# Exercise goal:
Collect all lines from the listing that include the string "this".

(Charts and diagrams as code)
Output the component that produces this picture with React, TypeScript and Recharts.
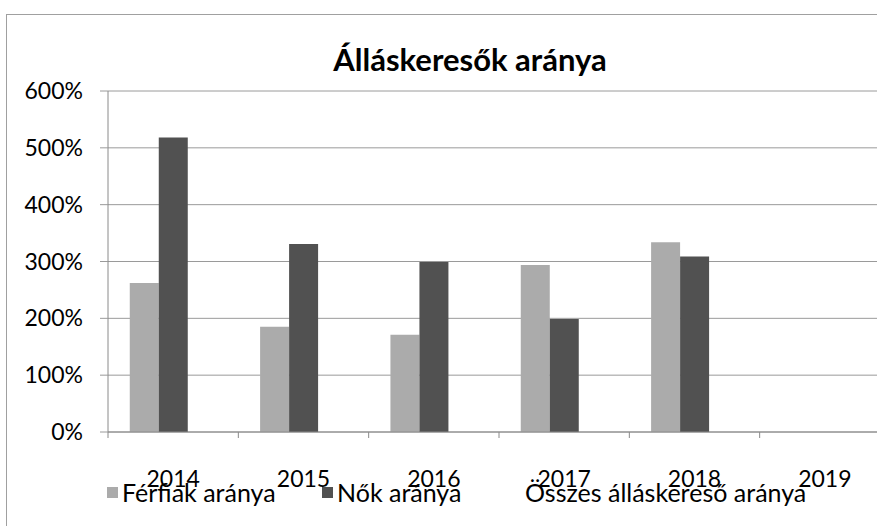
import { BarChart, Bar, XAxis, YAxis, CartesianGrid, Legend } from 'recharts';

const years = ['2014', '2015', '2016', '2017', '2018', '2019'];
const ferfiak = [262, 185, 171, 294, 334, 0];
const nok = [518, 331, 299, 199, 309, 0];
const osszes = [0, 0, 0, 0, 0, 0];
const yTicks = [0, 100, 200, 300, 400, 500, 600];

const SERIES = [
  { key: 'ferfiak', label: 'Férfiak aránya', color: '#ababab' },
  { key: 'nok', label: 'Nők aránya', color: '#515151' },
  { key: 'osszes', label: 'Összes álláskereső aránya', color: '#ffffff' },
];

const FONT = 'Lato, "Liberation Sans", sans-serif';

const chartData = years.map((year, i) => ({
  year,
  ferfiak: ferfiak[i],
  nok: nok[i],
  osszes: osszes[i],
}));

// tick mark sits on the category boundary, label in the middle
function YearTick(props: any) {
  const { x, y, payload } = props;
  const half = payload && payload.offset ? payload.offset : 65;
  return (
    <g>
      <line x1={x - half} y1={y} x2={x - half} y2={y + 6} stroke="#8a8a8a" />
      <text x={x} y={y + 55} textAnchor="middle" fontSize={23} fill="#000" fontFamily={FONT}>
        {payload.value}
      </text>
    </g>
  );
}

const itemWidths = [215, 188, 360];

function LegendContent() {
  return (
    <div style={{ display: 'flex', fontFamily: FONT, fontSize: 25, color: '#000', lineHeight: '28px' }}>
      {SERIES.map((s, i) => (
        <div key={s.key} style={{ display: 'flex', alignItems: 'center', width: itemWidths[i] }}>
          <span style={{ display: 'inline-block', width: 11, height: 11, background: s.color, marginRight: 4 }} />
          <span>{s.label}</span>
        </div>
      ))}
    </div>
  );
}

export default function App() {
  return (
    <div style={{ position: 'absolute', left: 0, top: 0, width: 877, height: 526, overflow: 'hidden', background: '#fff' }}>
      <div
        style={{
          position: 'absolute', left: 6, top: 14, width: 900, height: 600,
          borderLeft: '1px solid #a0a0a0', borderTop: '1px solid #a0a0a0',
        }}
      />
      <div
        style={{
          position: 'absolute', left: 470, top: 40, transform: 'translateX(-50%)',
          fontFamily: FONT, fontWeight: 700, fontSize: 31, whiteSpace: 'nowrap', color: '#000',
        }}
      >
        Álláskeresők aránya
      </div>
      <div style={{ position: 'absolute', left: 0, top: 0 }}>
        <BarChart
          width={890}
          height={526}
          data={chartData}
          margin={{ top: 91, right: 0, left: 0, bottom: 34 }}
          barCategoryGap="16.7%"
          barGap={0}
        >
          <CartesianGrid vertical={false} stroke="#9a9a9a" />
          <XAxis
            dataKey="year"
            height={60}
            axisLine={{ stroke: '#8a8a8a' }}
            tickLine={false}
            tickSize={0}
            tickMargin={0}
            tick={<YearTick />}
            interval={0}
          />
          <YAxis
            width={108}
            domain={[0, 600]}
            ticks={yTicks}
            tickFormatter={(v) => `${v}%`}
            axisLine={{ stroke: '#8a8a8a' }}
            tickLine={{ stroke: '#9a9a9a' }}
            tickSize={8}
            tickMargin={17}
            tick={{ fontSize: 23, fill: '#000', fontFamily: FONT }}
          />
          <Legend
            verticalAlign="middle"
            align="center"
            content={<LegendContent />}
            wrapperStyle={{ left: 107, top: 478, width: 780 }}
          />
          {SERIES.map((s) => (
            <Bar key={s.key} dataKey={s.key} name={s.label} fill={s.color} isAnimationActive={false} />
          ))}
        </BarChart>
      </div>
    </div>
  );
}
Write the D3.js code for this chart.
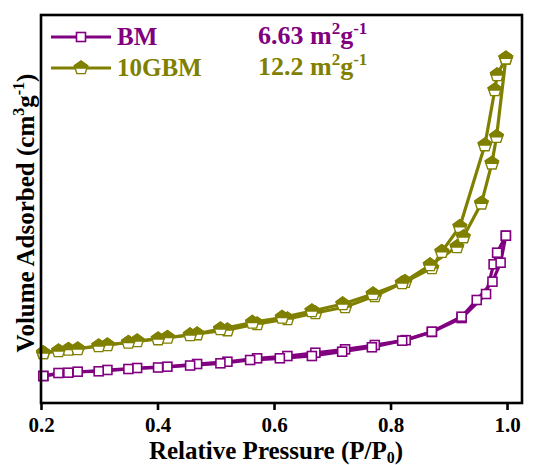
<!DOCTYPE html>
<html>
<head>
<meta charset="utf-8">
<script src="https://cdn.jsdelivr.net/npm/d3@7"></script>
<style>
  html, body { margin: 0; padding: 0; background: #ffffff; }
  svg { display: block; }
  text { font-family: "Liberation Serif", "Times New Roman", serif; font-weight: bold; }
</style>
</head>
<body>
<script>
// ---------- data (volume in arbitrary units) ----------
const xTicks = [0.2, 0.4, 0.6, 0.8, 1.0];
const seriesNames = ["BM", "10GBM"];
const seriesAreas = ["6.63", "12.2"];
const seriesColors = ["#800080", "#808000"];

const bmAdsP = [0.204, 0.230, 0.263, 0.299, 0.350, 0.401, 0.456, 0.508, 0.559, 0.610, 0.665, 0.717, 0.768, 0.820, 0.871, 0.922, 0.948, 0.975, 0.989, 0.998];
const bmAdsV = [6.96, 7.73, 8.07, 8.17, 8.76, 9.15, 9.66, 10.23, 11.08, 11.52, 12.11, 13.22, 14.36, 16.06, 18.38, 22.24, 26.55, 31.27, 36.16, 43.12];
const bmDesP = [0.998, 0.983, 0.977, 0.964, 0.922, 0.871, 0.826, 0.773, 0.722, 0.671, 0.623, 0.571, 0.520, 0.468, 0.417, 0.365, 0.314, 0.247, 0.204];
const bmDesV = [43.12, 38.74, 35.75, 28.09, 21.90, 18.30, 16.20, 14.95, 13.84, 12.96, 12.11, 11.52, 10.64, 10.05, 9.36, 9.02, 8.51, 7.81, 6.96];

const gbmAdsP = [0.204, 0.230, 0.263, 0.299, 0.350, 0.401, 0.456, 0.508, 0.563, 0.614, 0.665, 0.718, 0.770, 0.820, 0.868, 0.914, 0.925, 0.956, 0.974, 0.982, 0.998];
const gbmAdsV = [12.89, 13.40, 13.92, 14.69, 15.59, 16.49, 17.53, 19.07, 20.75, 22.04, 23.71, 25.52, 28.09, 30.93, 35.57, 40.21, 42.78, 51.47, 61.78, 68.63, 88.84];
const gbmDesP = [0.998, 0.983, 0.979, 0.962, 0.919, 0.888, 0.871, 0.825, 0.773, 0.722, 0.671, 0.623, 0.571, 0.520, 0.468, 0.417, 0.365, 0.314, 0.247, 0.204];
const gbmDesV = [88.84, 84.54, 80.67, 66.49, 45.44, 39.00, 34.80, 31.26, 27.58, 24.74, 23.20, 21.65, 20.36, 18.81, 17.78, 16.88, 15.98, 14.95, 13.79, 12.89];

// ---------- layout ----------
const W = 538, H = 465;
const M = { left: 41, right: 522, top: 15, bottom: 403 };

const svg = d3.select("body").append("svg").attr("width", W).attr("height", H);

const x = d3.scaleLinear().domain([0.2, 1.0257]).range([M.left, M.right]);
const y = d3.scaleLinear().domain([0, 100]).range([M.bottom, M.top]);

const zip = (P, V) => P.map((p, i) => [p, V[i]]);
const line = d3.line().x(d => x(d[0])).y(d => y(d[1]));

// pentagon helpers
function pentPts(r) {
  const pts = [];
  for (let k = 0; k < 5; k++) {
    const a = -Math.PI / 2 + k * 2 * Math.PI / 5;
    pts.push([r * Math.cos(a), r * Math.sin(a)]);
  }
  return pts;
}
function pentPath(r) {
  return "M" + pentPts(r).map(p => p.join(",")).join("L") + "Z";
}
function pentTopPath(r) {
  const p = pentPts(r);
  const t = (0 - p[1][1]) / (p[2][1] - p[1][1]);
  const xr = p[1][0] + t * (p[2][0] - p[1][0]);
  return `M${p[0][0]},${p[0][1]}L${p[1][0]},${p[1][1]}L${xr},0L${-xr},0L${p[4][0]},${p[4][1]}Z`;
}

function drawSquare(g, cx, cy, color, s) {
  g.append("rect").attr("x", cx - s / 2).attr("y", cy - s / 2)
    .attr("width", s).attr("height", s)
    .attr("fill", "#ffffff").attr("stroke", color).attr("stroke-width", 1.6);
}
function drawPent(g, cx, cy, color, r) {
  const m = g.append("g").attr("transform", `translate(${cx},${cy})`);
  m.append("path").attr("d", pentPath(r)).attr("fill", "#ffffff").attr("stroke", color).attr("stroke-width", 1.4);
  m.append("path").attr("d", pentTopPath(r)).attr("fill", color).attr("stroke", color).attr("stroke-width", 1.4);
}

// ---------- series ----------
const plot = svg.append("g");

function drawSeries(ads, des, color, marker) {
  plot.append("path").datum(ads).attr("d", line).attr("fill", "none")
    .attr("stroke", color).attr("stroke-width", 3.2).attr("stroke-linejoin", "round");
  plot.append("path").datum(des).attr("d", line).attr("fill", "none")
    .attr("stroke", color).attr("stroke-width", 3.2).attr("stroke-linejoin", "round");
  des.concat(ads).forEach(d => {
    if (marker === "square") drawSquare(plot, x(d[0]), y(d[1]), color, 9);
    else drawPent(plot, x(d[0]), y(d[1]), color, 7);
  });
}

drawSeries(zip(gbmAdsP, gbmAdsV), zip(gbmDesP, gbmDesV), seriesColors[1], "pent");
drawSeries(zip(bmAdsP, bmAdsV), zip(bmDesP, bmDesV), seriesColors[0], "square");

// ---------- frame & axis ----------
svg.append("rect").attr("x", M.left).attr("y", M.top)
  .attr("width", M.right - M.left).attr("height", M.bottom - M.top)
  .attr("fill", "none").attr("stroke", "#000").attr("stroke-width", 2.6);

const xAxis = d3.axisBottom(x).tickValues(xTicks).tickFormat(d3.format(".1f"))
  .tickSize(7).tickSizeOuter(0);
const ax = svg.append("g").attr("transform", `translate(0,${M.bottom})`).call(xAxis);
ax.select(".domain").remove();
ax.selectAll(".tick line").attr("stroke", "#000").attr("stroke-width", 2.6);
ax.selectAll(".tick text").attr("fill", "#000").attr("font-size", 21)
  .attr("dy", null).attr("y", 29);

// x title
const xt = svg.append("text").attr("x", 276).attr("y", 459).attr("text-anchor", "middle")
  .attr("font-size", 25).attr("fill", "#000");
xt.append("tspan").text("Relative Pressure (P/P");
xt.append("tspan").attr("font-size", 16).attr("dy", 4).text("0");
xt.append("tspan").attr("dy", -4).text(")");

// y title
const yt = svg.append("text").attr("transform", "translate(34,213) rotate(-90)")
  .attr("text-anchor", "middle").attr("font-size", 25).attr("fill", "#000");
yt.append("tspan").text("Volume Adsorbed (cm");
yt.append("tspan").attr("font-size", 16).attr("dy", -10).text("3");
yt.append("tspan").attr("dy", 10).text("g");
yt.append("tspan").attr("font-size", 16).attr("dy", -10).text("-1");
yt.append("tspan").attr("dy", 10).text(")");

// ---------- legend ----------
const legY = [37, 68];
seriesNames.forEach((name, i) => {
  const c = seriesColors[i];
  svg.append("line").attr("x1", 51).attr("x2", 111).attr("y1", legY[i]).attr("y2", legY[i])
    .attr("stroke", c).attr("stroke-width", 3);
  if (i === 0) drawSquare(svg, 81, legY[i], c, 9);
  else drawPent(svg, 81, legY[i], c, 7);
  svg.append("text").attr("x", 117).attr("y", legY[i] + 8).attr("font-size", 25)
    .attr("fill", c).text(name);
  const t = svg.append("text").attr("x", 258).attr("y", legY[i] + 7).attr("font-size", 26).attr("fill", c);
  t.append("tspan").text(seriesAreas[i] + " m");
  t.append("tspan").attr("font-size", 17).attr("dy", -10).text("2");
  t.append("tspan").attr("dy", 10).text("g");
  t.append("tspan").attr("font-size", 17).attr("dy", -10).text("-1");
});
</script>
</body>
</html>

# Exercise answer:
Output the component that produces this picture with React, TypeScript and Recharts.
Write the D3.js code for this chart.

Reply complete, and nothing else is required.